On the Value of History in Storytelling

Source: Official Marvel Website

You may have heard about a couple small films that came out this year: indie darling Batman vs Superman: Dawn of Justice and a little joint called Captain America: Civil War. Many have discussed these two films, both individually and in relation to one another, and many good points have been made. The long and short of it seems to be that BvS was overblown tripe and CA:CW set the new gold standard, or something to those effects anyway. I won’t belabor the point or retread well worn ground. Rather, I want to talk about what these two movies underscored for me as a viewer, a fan of the source material and a writer. Namely, how a real sense of history informs storytelling and how a thin veneer of it can be worse than none at all.

Source: Bleeding Cool

The above pages from The Dark Knight Returns, the seminal comic book by Frank Miller from which director Zack Snyder took inspiration fro BvS, underscores my thesis. The captions which present the antagonists’ thoughts ooze history between the characters, making the battle between them important far beyond its spectacle or the late night nerd sleepover question of whether Batman could ever beat up Superman. This history is earned in DKR, sprouting from decades of team-ups and crossovers between the characters. Batman and Superman were friends once and it shows. their battle is not simply about anger or revenge, it is about an ideological rift between two genuinely heroic figures. Every World’s Finest comic book and every episode of Superfriends produced was leading to this moment. At least, Miller was able to convince us of that. He did not have to wipe the slate clean in order to justify the conflict between the Big Blue Boyscout and the Dark knight Detective. Rather, that deep connection was what made such a conflict possible and compelling in the first place.

 

Similarly, the conflict between Captain America and Iron Man in Civil War was earned. perhaps not by decades of comic books but by years of big budget, very well made tent pole blockbusters. The architects of the Marvel Cinematic Universe wove each of the properties together and did not waste appearances by one character in another’s film. Moreover, the Avengers films that brought the characters together did so in a way that solidified relationships and established history. Due to the nature of film release, there is not a huge body of work in the same way there is in comics. It would have been lovely for Cap, Iron Man, Hulk and Thor to all have TV series that crossed over regularly with one another and the rest of the ensemble, but in a world where it costs hundreds of millions of dollars to do these characters justice on screen, that is a vain hope.

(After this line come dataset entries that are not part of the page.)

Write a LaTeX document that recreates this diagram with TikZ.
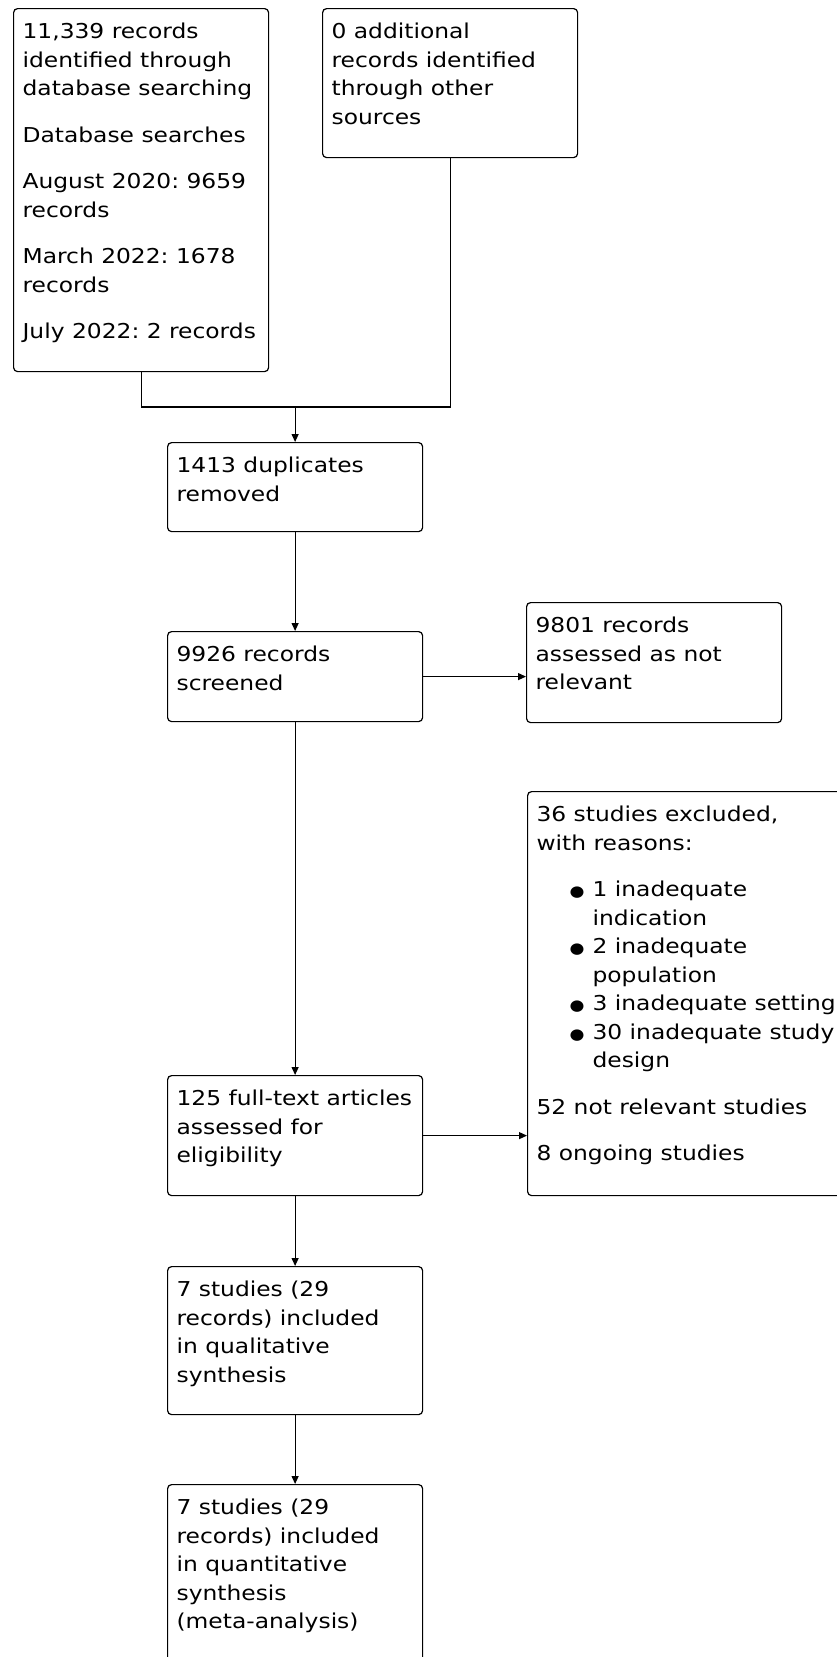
\documentclass[tikz,border=0pt]{standalone}
\usepackage{fontspec}
\setmainfont{DejaVu Sans}[FakeStretch=1.14]
\usetikzlibrary{arrows.meta}
\tikzset{
  stage/.style = {draw, line width=1.2pt, rounded corners=4pt, anchor=north west,
    inner xsep=9pt, inner ysep=0pt, font=\fontsize{20.5}{28.5}\selectfont},
  link/.style = {line width=1.2pt},
  flow/.style = {link, -{Triangle[length=8pt,width=7pt]}}
}
\newcommand{\stagetext}[3]{\parbox[t][#2][t]{#1}{\raggedright\frenchspacing\rule{0pt}{30pt}#3}}
\newcommand{\bul}{\hspace*{33pt}\makebox[23pt][l]{\fontsize{15}{15}\selectfont ●}}
\newcommand{\hang}{\hspace*{56pt}}

\begin{document}
\begin{tikzpicture}[x=1pt,y=-1pt]
  \useasboundingbox (0,0) rectangle (837,1657);
  % identification
  \node[stage] (search) at (13,8) {\stagetext{237pt}{363pt}{11,339 records\\ identified through\\ database searching\\[18pt]
    Database searches\\[18pt] August 2020: 9659\\ records\\[18pt] March 2022: 1678\\ records\\[18pt] July 2022: 2 records}};
  \node[stage] (other) at (322,8) {\stagetext{237pt}{149pt}{0 additional\\ records identified\\ through other\\ sources}};
  % screening
  \node[stage] (dupl) at (167,442) {\stagetext{237pt}{89pt}{1413 duplicates\\ removed}};
  \node[stage] (screen) at (167,631) {\stagetext{237pt}{90pt}{9926 records\\ screened}};
  \node[stage] (notrel) at (526,602) {\stagetext{237pt}{120pt}{9801 records\\ assessed as not\\ relevant}};
  % eligibility
  \node[stage] (fulltext) at (167,1075) {\stagetext{237pt}{120pt}{\mbox{125 full-text articles}\\ assessed for\\ eligibility}};
  \node[stage] (excl) at (527,791) {\stagetext{312pt}{404pt}{36 studies excluded,\\ with reasons:\\[18pt]
    \bul 1 inadequate\\ \hang indication\\ \bul 2 inadequate\\ \hang population\\
    \bul 3 inadequate setting\\ \bul 30 inadequate study\\ \hang design\\[18pt]
    52 not relevant studies\\[18pt] 8 ongoing studies}};
  % included
  \node[stage] (qual) at (167,1266) {\stagetext{237pt}{148pt}{7 studies (29\\ records) included\\ in qualitative\\ synthesis}};
  \node[stage] (quant) at (167,1484) {\stagetext{237pt}{185pt}{7 studies (29\\ records) included\\ in quantitative\\ synthesis\\ (meta-analysis)}};

  \coordinate (merge) at (dupl.north |- 0,407);
  \draw[link] (search.south) |- (merge) -| (other.south);
  \draw[flow] (merge) -- (dupl.north);
  \draw[flow] (dupl) -- (screen);
  \draw[flow] (screen.east) -- (screen.east -| notrel.west);
  \draw[flow] (screen) -- (fulltext);
  \draw[flow] (fulltext.east) -- (fulltext.east -| excl.west);
  \draw[flow] (fulltext) -- (qual);
  \draw[flow] (qual) -- (quant);
\end{tikzpicture}
\end{document}
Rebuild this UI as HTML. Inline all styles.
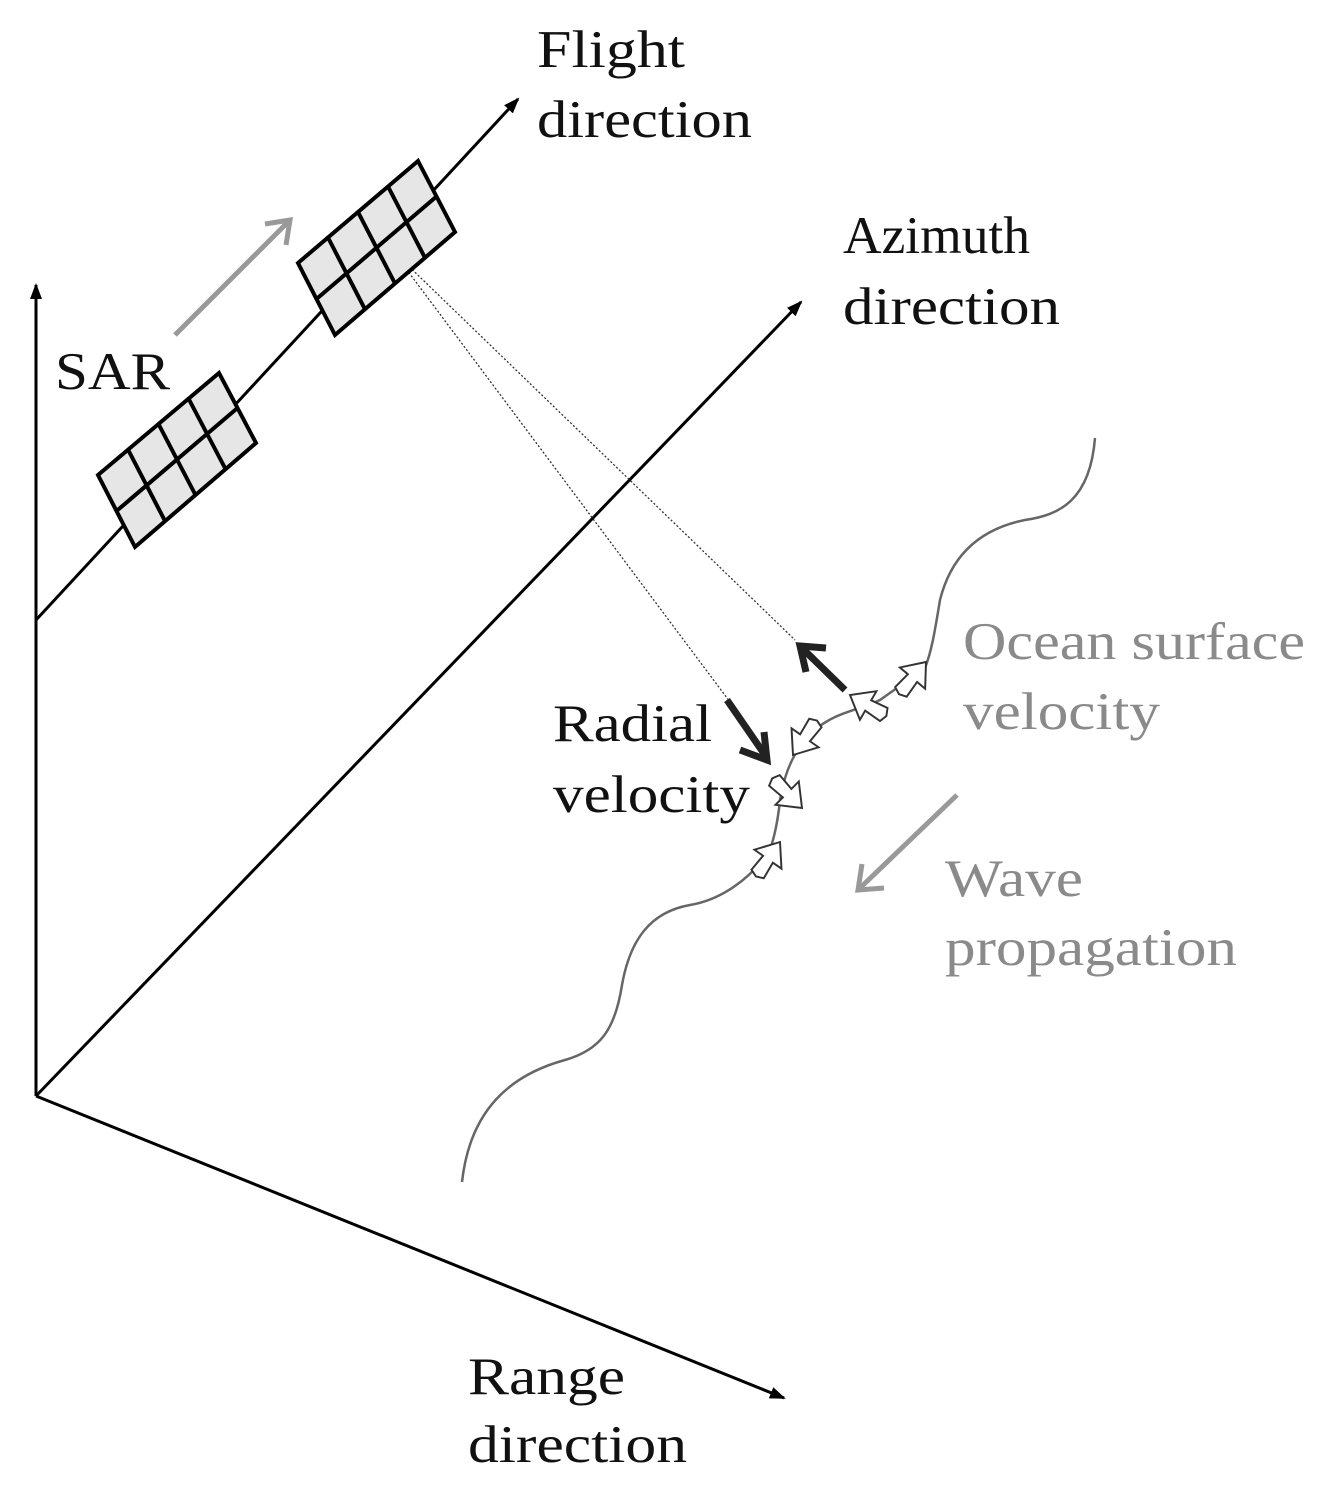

Even so, I think the collective creative powers of the MCU managed to create that history without relying too heavily upon unrelated comics or cultural connection the way BvS did.

 

So what is the lesson? The lesson for me is informed by years of playing tabletop RPGs like Dungeons and Dragons. I know. I was equally surprised.

 

RPGs share a lot with other episodic and serial forms of entertainment such as comics, television series, long book series (ex: Dresden Files), and of course movie series. In an RPG the continuity between sessions is a major component of the fun for the players. Not only do players watch their characters grow in wealth and power, they watch the world in which their characters operate grow, with recurring villains and subplots and themes. In other words, they develop a history within the context of the campaign. That history feeds itself. Every time a recurring villain shows up or an old ally reappears, the value of that historical element increases exponentially. You know you have succeeded as a Game Master when the revelation that the bad guy behind this adventure is the party’s old enemy elicits both cheers and jeers. They players are invested in a way they cannot be when presented with new threats, no matter how cool.

 

That same is true of other forms of entertainment. Comic book movies often make the mistake of killing off the villains at the end. Writers, directors and producers think, I believe, that audiences demand closure and in an action move, closure amounts to a bullet between the eyes or falling off something exceptionally high — preferably into something fiery and/or explodey. Television and comics fare far better on this front, though even comic book inspired shows like CW’s The Flash rely heavily on the death of the villain as the climactic event. It is not an insurmountable problem, of course, as Civil War displayed: the protagonists then must shoulder the responsibility of history. If recurring villains are not on the table, then it must be recurring heroes, along with non-villainous rivals and other supporting cast, that must do the heavy lifting in this regard.

 

Ultimately, what a sense of history provides is a reason for the audience to care.  There are a lot of ways to attract and then sustain a reader or viewer’s attention, but getting them emotionally invested is much more difficult. One surefire way to succeed is to tug on those emotions tied to the history between two things or organizations or participants. Few people gave a shit about Batman fighting Superman because that conflict failed to say anything about the emotional relationship between those characters. There was no history there. The fight between Captain America and Ironman, on the other hand, was much more well received and inspired a lot more emotional investment from the audience because the people in the seats not only knew who those characters were, as they did with BvS, but actually knew those characters and their motivations and what could drive a wedge between them. They knew these things because they had been invested enough to go see, rent, own or pirate all the MCU things that came before.

 

I am not saying there is no place for stories that are told in a single unit of storytelling, whether one novel or one film or one RPG session. Rather, I am suggesting that history and its weight plays a large role in our tendency to care about the fiction we consume. Acknowledging that will make us both better consumers of storytelling and purveyors of it.